In preparation for our upcoming report, I re-read our first report on P2P payments published almost 10 years ago to the day (29 Nov 1999). Although written early in the game, I was very impressed with PayPal, a service launched two weeks earlier (15 Nov 1999) by Confinity, the original name of its parent company.
We’ve made our share of incorrect predictions over the years, but this one we got right (note 1), annointing PayPal with one of the first OBR Best of the Web awards. Here’s our take from that original report, when PayPal was available as a payment option on just nine eBay auctions:
(PayPal) is not as well known as BidPay….but as soon as (eBay) participants discover (PayPal) is free and real-time, it should catch on quickly.
PayPal was originally developed as a payment mechanism between Palm Pilots, which explains the “beam money” call-to-action on top of the original user interface (below). But I wasn’t a Palm user, so what got me excited about the service was the use of the email address to facilitate payments:
Much of (PayPal’s) press coverage has focused on the Palm application…(but) it’s the email-payment program that has the huge potential.
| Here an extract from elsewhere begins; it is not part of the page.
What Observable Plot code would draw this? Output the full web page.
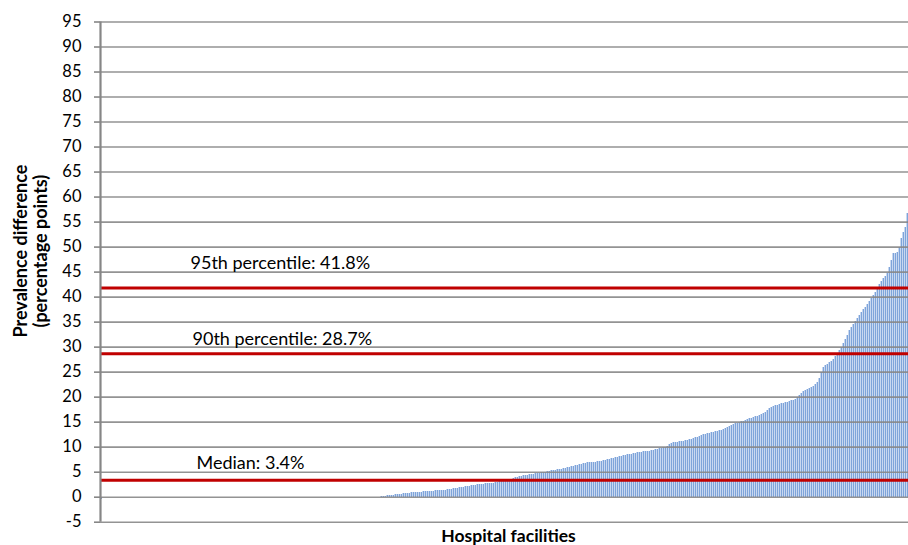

The rest, as they say, is history.
PayPal “send money” interface at its 1999 launch (15 Nov 1999)
PayPal “send money” today (19 Nov 2009)
Note:
1. And truth be told, we predicted that PayPal would need to hook up with an existing payment player to get past trust issues. But luckily for them, the extremely deep-pocketed VCs in the bubble days floated PayPal a massive amount of cash so it could buy its way into the wallets of consumers.